Waspada Kuliner Nonhalal: Empat Hidangan Kontroversial yang Dijajakan di Kota Solo

Kota Solo, yang dikenal dengan kekayaan budaya dan kulinernya, ternyata menyimpan sisi lain yang perlu diwaspadai, terutama bagi umat Muslim. Di balik gemerlapnya wisata kuliner, terdapat sejumlah hidangan nonhalal yang telah lama dijajakan secara terbuka, bahkan menjadi bagian dari tradisi kuliner lokal.

Fenomena ini mencuat seiring dengan viralnya kasus sebuah restoran ayam goreng legendaris yang menggunakan minyak babi dalam proses pembuatannya. Kejadian ini membuka mata publik terhadap keberadaan kuliner nonhalal yang mungkin belum sepenuhnya disadari oleh sebagian masyarakat.

Berikut adalah beberapa contoh hidangan nonhalal yang umum ditemukan di Solo:

  • Sengsu (Tongseng Asu): Hidangan ini merupakan tongseng yang menggunakan daging anjing sebagai bahan utamanya. Istilah 'asu' dalam bahasa Jawa berarti anjing. Sengsu memiliki sejarah panjang di Solo, bahkan telah ada sejak zaman kolonial Belanda. Cara penyajiannya mirip dengan tongseng kambing, dengan kuah kaya rempah dan tambahan kol.

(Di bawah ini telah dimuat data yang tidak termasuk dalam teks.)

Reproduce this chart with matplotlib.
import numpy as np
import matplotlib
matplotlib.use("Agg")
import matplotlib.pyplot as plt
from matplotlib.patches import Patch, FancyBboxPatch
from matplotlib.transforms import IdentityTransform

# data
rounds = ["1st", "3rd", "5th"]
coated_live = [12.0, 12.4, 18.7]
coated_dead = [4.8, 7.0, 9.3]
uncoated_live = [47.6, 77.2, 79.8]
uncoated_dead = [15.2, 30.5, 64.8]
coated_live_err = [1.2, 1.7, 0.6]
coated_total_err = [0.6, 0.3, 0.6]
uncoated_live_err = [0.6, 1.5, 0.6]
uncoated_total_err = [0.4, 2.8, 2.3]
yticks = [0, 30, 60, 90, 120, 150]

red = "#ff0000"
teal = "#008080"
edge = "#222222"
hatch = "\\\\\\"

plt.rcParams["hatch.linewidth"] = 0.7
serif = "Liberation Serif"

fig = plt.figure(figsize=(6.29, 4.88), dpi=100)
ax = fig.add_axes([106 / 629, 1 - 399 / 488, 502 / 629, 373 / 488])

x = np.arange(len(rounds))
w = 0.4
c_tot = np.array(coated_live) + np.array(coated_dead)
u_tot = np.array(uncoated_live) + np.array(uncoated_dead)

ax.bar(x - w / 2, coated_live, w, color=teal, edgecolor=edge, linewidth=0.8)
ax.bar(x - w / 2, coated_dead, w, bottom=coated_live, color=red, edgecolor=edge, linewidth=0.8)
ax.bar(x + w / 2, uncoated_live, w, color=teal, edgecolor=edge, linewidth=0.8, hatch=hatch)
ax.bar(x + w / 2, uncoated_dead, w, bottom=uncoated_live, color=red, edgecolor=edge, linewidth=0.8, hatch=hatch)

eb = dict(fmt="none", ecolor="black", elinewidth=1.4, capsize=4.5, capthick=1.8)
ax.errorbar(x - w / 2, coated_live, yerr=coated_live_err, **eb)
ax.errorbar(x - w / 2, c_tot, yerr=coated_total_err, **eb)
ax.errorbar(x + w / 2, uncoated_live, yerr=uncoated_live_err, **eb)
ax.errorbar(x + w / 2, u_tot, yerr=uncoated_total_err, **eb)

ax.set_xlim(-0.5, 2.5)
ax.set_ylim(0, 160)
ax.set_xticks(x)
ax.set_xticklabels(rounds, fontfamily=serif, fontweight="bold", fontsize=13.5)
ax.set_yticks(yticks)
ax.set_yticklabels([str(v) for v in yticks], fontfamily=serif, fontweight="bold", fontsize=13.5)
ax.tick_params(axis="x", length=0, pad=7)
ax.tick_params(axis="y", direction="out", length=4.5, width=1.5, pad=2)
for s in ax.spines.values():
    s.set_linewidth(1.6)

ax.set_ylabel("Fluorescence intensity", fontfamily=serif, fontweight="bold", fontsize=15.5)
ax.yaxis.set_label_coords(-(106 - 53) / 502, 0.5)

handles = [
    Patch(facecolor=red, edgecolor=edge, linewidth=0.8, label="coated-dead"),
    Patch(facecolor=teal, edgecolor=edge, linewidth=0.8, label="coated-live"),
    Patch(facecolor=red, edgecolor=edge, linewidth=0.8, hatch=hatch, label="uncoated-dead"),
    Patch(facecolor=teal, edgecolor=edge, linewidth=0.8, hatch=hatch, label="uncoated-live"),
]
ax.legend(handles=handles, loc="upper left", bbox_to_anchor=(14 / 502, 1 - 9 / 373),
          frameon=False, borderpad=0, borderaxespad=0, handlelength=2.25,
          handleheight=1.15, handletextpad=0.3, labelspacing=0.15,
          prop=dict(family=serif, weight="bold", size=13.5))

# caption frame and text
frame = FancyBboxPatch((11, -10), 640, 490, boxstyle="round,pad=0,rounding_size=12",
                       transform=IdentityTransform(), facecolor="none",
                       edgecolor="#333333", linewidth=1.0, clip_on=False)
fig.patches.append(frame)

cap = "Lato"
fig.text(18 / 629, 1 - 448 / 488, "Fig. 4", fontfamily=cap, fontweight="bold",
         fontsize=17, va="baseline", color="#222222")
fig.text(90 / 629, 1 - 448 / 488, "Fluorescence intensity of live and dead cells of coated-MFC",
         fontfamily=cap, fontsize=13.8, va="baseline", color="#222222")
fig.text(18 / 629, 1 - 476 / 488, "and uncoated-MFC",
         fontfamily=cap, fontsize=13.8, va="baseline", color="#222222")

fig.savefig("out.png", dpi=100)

  • Sate Jamu/Sate Guguk: Ini adalah sebutan lain untuk sate daging anjing. Penggunaan nama 'jamu' atau 'guguk' bertujuan untuk mengelabui pembeli, mengingat daging anjing bukanlah bahan makanan yang lazim dikonsumsi. Sate ini disajikan dengan bumbu kecap, acar bawang, dan irisan tomat, serupa dengan sate kambing.

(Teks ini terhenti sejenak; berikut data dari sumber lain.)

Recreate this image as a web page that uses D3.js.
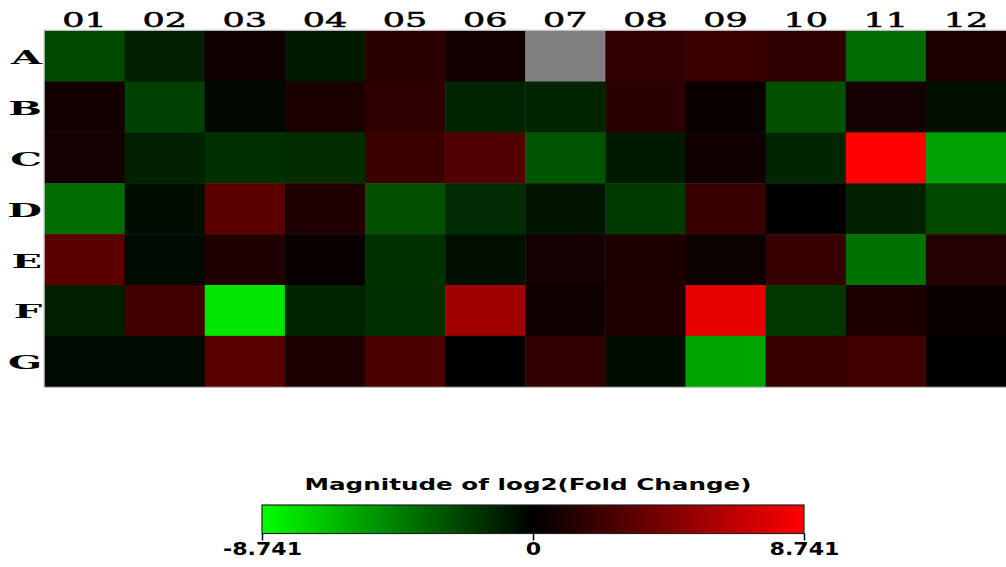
<!DOCTYPE html>
<meta charset="utf-8">
<head>
  <title>log2 fold change heatmap</title>
  <script src="https://d3js.org/d3.v7.min.js"></script>
  <style>
    body { margin: 0; background: #fff; }
    .colLab, .rowLab { font-family: "DejaVu Serif", serif; font-weight: bold; fill: #000; }
    .legend text { font-family: "DejaVu Sans", Verdana, sans-serif; font-weight: bold; fill: #000; }
  </style>
</head>
<body>
<div id="chart"></div>
<script>
// plate layout: columns and rows
var cols = ["01","02","03","04","05","06","07","08","09","10","11","12"];
var rows = ["A","B","C","D","E","F","G"];

// log2 fold change per well (null = no value, drawn gray)
var rowA = [-2.54, -1.03, 0.51, -0.89, 1.44, 0.62, null, 1.65, 1.99, 1.58, -3.70, 0.89];
var rowB = [0.62, -2.19, -0.27, 0.89, 1.51, -1.23, -1.23, 1.44, 0.27, -2.74, 0.69, -0.55];
var rowC = [0.69, -1.17, -1.65, -1.51, 1.99, 2.74, -2.95, -0.89, 0.55, -1.30, 8.74, -5.48];
var rowD = [-3.70, -0.48, 3.09, 1.10, -2.74, -1.44, -0.69, -1.99, 1.92, 0.00, -1.17, -2.47];
var rowE = [3.09, -0.34, 1.10, 0.27, -1.71, -0.55, 0.69, 0.96, 0.41, 1.85, -3.91, 1.23];
var rowF = [-1.03, 2.19, -7.88, -1.23, -1.65, 5.48, 0.48, 1.03, 7.88, -1.92, 0.96, 0.34];
var rowG = [-0.34, -0.34, 3.02, 0.96, 2.54, 0.00, 1.71, -0.48, -5.62, 1.85, 2.19, 0.07];
var values = [rowA, rowB, rowC, rowD, rowE, rowF, rowG];

// colour legend
var legendTitle = "Magnitude of log2(Fold Change)";
var maxAbs = 8.741;
var legendTicks = [-8.741, 0, 8.741];
var legendTickLabels = ["-8.741", "0", "8.741"];

var W = 1006, H = 567;
var grid = {left: 44.5, top: 30.7, right: 1006, bottom: 386.7};

var svg = d3.select("#chart").append("svg")
    .attr("width", W)
    .attr("height", H);

var x = d3.scaleBand().domain(cols).range([grid.left, grid.right]);
var y = d3.scaleBand().domain(rows).range([grid.top, grid.bottom]);

var color = d3.scaleLinear()
    .domain([-maxAbs, 0, maxAbs])
    .range(["#00ff00", "#000000", "#ff0000"])
    .clamp(true);

// flatten to cells
var cells = [];
values.forEach(function(r, i) {
  r.forEach(function(v, j) {
    cells.push({row: rows[i], col: cols[j], value: v});
  });
});

svg.append("g")
  .selectAll("rect")
  .data(cells)
  .enter().append("rect")
    .attr("x", function(d) { return x(d.col); })
    .attr("y", function(d) { return y(d.row); })
    .attr("width", x.bandwidth() + 0.5)
    .attr("height", y.bandwidth() + 0.5)
    .attr("fill", function(d) { return d.value === null ? "#808080" : color(d.value); });

// thin frame around the grid
svg.append("rect")
  .attr("x", grid.left - 0.5)
  .attr("y", grid.top - 0.5)
  .attr("width", grid.right - grid.left + 1)
  .attr("height", grid.bottom - grid.top + 1)
  .attr("fill", "none")
  .attr("stroke", "#bbb")
  .attr("stroke-width", 1);

// stretch helper: the reference text is wide
function stretch(sel, f) {
  sel.each(function() {
    var n = this.getComputedTextLength();
    d3.select(this).attr("textLength", n * f).attr("lengthAdjust", "spacingAndGlyphs");
  });
}

// column labels
svg.append("g").selectAll("text")
  .data(cols)
  .enter().append("text")
    .attr("class", "colLab")
    .attr("x", function(d) { return x(d) + x.bandwidth() / 2; })
    .attr("y", 27)
    .attr("text-anchor", "middle")
    .style("font-size", "20px")
    .style("font-weight", "normal")
    .style("stroke", "#000")
    .style("stroke-width", 0.5)
    .text(function(d) { return d; })
    .call(stretch, 1.75);

// row labels
svg.append("g").selectAll("text")
  .data(rows)
  .enter().append("text")
    .attr("class", "rowLab")
    .attr("x", 42)
    .attr("y", function(d) { return y(d) + y.bandwidth() / 2 + 8; })
    .attr("text-anchor", "end")
    .style("font-size", "19px")
    .text(function(d) { return d; })
    .call(stretch, 2.1);

// legend
var lg = svg.append("g").attr("class", "legend");
var lx = d3.scaleLinear().domain([-maxAbs, maxAbs]).range([262, 804]);

var defs = svg.append("defs");
var grad = defs.append("linearGradient").attr("id", "fcgrad");
grad.selectAll("stop")
  .data([-maxAbs, 0, maxAbs])
  .enter().append("stop")
    .attr("offset", function(d) { return (d + maxAbs) / (2 * maxAbs); })
    .attr("stop-color", function(d) { return color(d); });

lg.append("text")
  .attr("x", 528)
  .attr("y", 490)
  .attr("text-anchor", "middle")
  .style("font-size", "16px")
  .attr("textLength", 447)
  .attr("lengthAdjust", "spacingAndGlyphs")
  .text(legendTitle);

lg.append("rect")
  .attr("x", lx(-maxAbs))
  .attr("y", 505)
  .attr("width", lx(maxAbs) - lx(-maxAbs))
  .attr("height", 28.5)
  .attr("fill", "url(#fcgrad)")
  .attr("stroke", "#222")
  .attr("stroke-width", 1.2);

var axis = d3.axisBottom(lx)
  .tickValues(legendTicks)
  .tickSize(7)
  .tickFormat(function(d, i) { return legendTickLabels[i]; });

var ag = lg.append("g")
  .attr("transform", "translate(0,533.5)")
  .call(axis);
ag.select(".domain").remove();
ag.selectAll(".tick line").attr("stroke", "#000").attr("stroke-width", 1.5);
ag.selectAll(".tick text")
  .attr("y", 9)
  .attr("dy", "0.71em")
  .style("font-size", "17px")
  .style("font-family", "'DejaVu Sans', Verdana, sans-serif")
  .style("font-weight", "bold")
  .call(stretch, 1.3);
</script>
</body>
</html>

  • Saren/Dideh/Marus: Saren adalah olahan darah hewan (sapi, ayam, atau babi) yang dikukus hingga mengeras. Teksturnya kenyal dan sering dijadikan pelengkap hidangan seperti soto, sate, atau opor. Saren biasanya disajikan di meja makan, sehingga pelanggan dapat mengambilnya sesuai selera.

  • Babi Kuah: Hidangan ini terbuat dari daging babi yang dimasak dengan kuah kaldu kaya rempah. Babi kuah seringkali disajikan dengan jeroan babi (jantung, paru, usus) dan saren babi. Masyarakat setempat meyakini bahwa babi kuah dapat menghangatkan tubuh.

Keberadaan hidangan-hidangan nonhalal ini menuntut kehati-hatian dari para konsumen, khususnya umat Muslim. Penting untuk selalu menanyakan bahan dan proses pembuatan makanan sebelum mengonsumsinya, serta memilih tempat makan yang terpercaya dan memiliki sertifikasi halal jika memungkinkan. Pemerintah daerah dan pihak terkait juga diharapkan dapat meningkatkan pengawasan dan memberikan informasi yang jelas kepada masyarakat mengenai keberadaan kuliner nonhalal di Solo, sehingga konsumen dapat membuat pilihan yang bijak dan sesuai dengan keyakinan mereka.